The victory denied the Padres a sweep in a potential National League Division Series preview, and put the Brewers (96-63) on the cusp of clinching the NL’s No. 1 seed over the Phillies. Because the Brewers own the tiebreaker, all they need is one more Philadelphia loss — beginning Wednesday night in Miami — or one Milwaukee victory over the Reds this weekend at American Family Field, which would have the dual effect of surpassing the Brewers’ 96-win teams in 2011 and 2018.

“This is the best clubhouse to be in in baseball, and I’m lucky to be here,” said reliever Erick Fedde, who’d already pitched for the Cardinals and Braves this season before jumping on the Brewers’ runaway train in late August. “There’s so much positivity with confidence, but everybody is holding each other accountable. I think that comes from the top down. ‘Murph’ [manager Pat Murphy] has got these guys playing hard, playing smart, not making a lot of silly mistakes.

“That can be the difference in 10 wins in a year, in being the best club in baseball and not making the playoffs. From the top down, it feels like a well-run machine.”

That machine is chugging toward a No. 1 seed, which would come with home field advantage throughout the playoffs, including in the World Series, as the Brewers already have locked up a better record than every team in the American League.

It would also give the Brewers the best record in baseball for the second time in franchise history. The other time was 1982, when Robin Yount, Paul Molitor & Co. went 95-67 in the regular season and played all the way to the World Series.

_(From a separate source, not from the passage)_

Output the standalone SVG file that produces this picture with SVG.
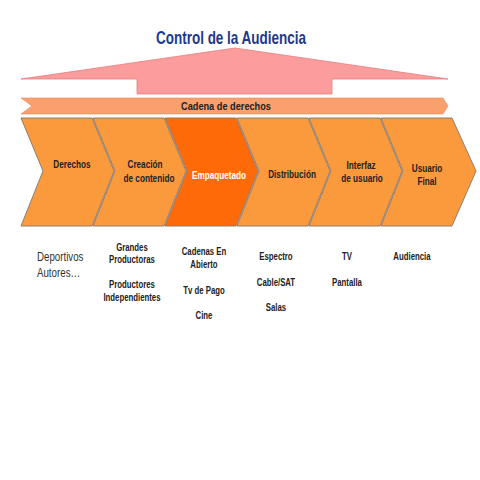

But that’s getting ahead of ourselves. First, the Brewers would have to win a postseason series, and to do that, they’ll have to spark an offense coming off a relatively stale road trip.

Chourio was among the hitters who stalled, stuck in an 0-for-20 funk before he lined a two-out single off Padres reliever Adrian Morejon in the seventh inning to give the Brewers a chance to reclaim a lead they’d just lost when Jackson Merrill hit a two-out solo homer off Fedde in the sixth to mar what had been an excellent outing of eight up, eight down. Fedde came in behind Chad Patrick, who delivered three scoreless innings on three days’ rest so the Brewers could push originally-scheduled starter Quinn Priester to Friday and deny the Padres a look at him, in the event these teams play again in the NLDS.

Chourio stole second base, then scored on Brice Turang’s single to give the Brewers a lead that grew when catcher Danny Jansen smacked a homer off the Western Metal Supply Co. building in the ninth. It held up after Nick Mears escaped a one-out, bases-loaded jam in the seventh inning and Jared Koenig and Abner Uribe closed it out.

For Chourio, it was just the kind of afternoon he needed.

“That’s the game of baseball for you right there,” Chourio said via translator Daniel de Mondesert. “That’s what makes the game so hard and also what makes it so special at the same time. You’re going to go through stretches like that where you could call it a slump, but then you’re also going to go through moments that are the opposite, when you’re feeling really good at the plate and getting hits everywhere. You have to learn from the bad moments and try to take advantage of the good ones, and just try to keep going.”

His day began with a bad moment, when Chourio chased a high fastball from Dylan Cease for the seventh strikeout of what was at the time an 0-for-19 funk. But Chourio bounced right back in the bottom of the inning, when he sized-up Xander Bogaerts’ two-out, two-on fly ball and made a leaping catch at the center field wall.

“He was pressing a little bit, trying to produce numbers, and that’s not winning baseball,” said Murphy of Chourio’s recent struggles. “Winning baseball is staying in your process. As young as he is, hopefully he learns. I think the catch helped him.”

Chourio and the Brewers have three more games to build confidence for October. And three more chances to turn a surprising season into the winningest season in franchise history.

“This team has a way of figuring out a way of doing the unexpected,” Murphy said. “I trust them.”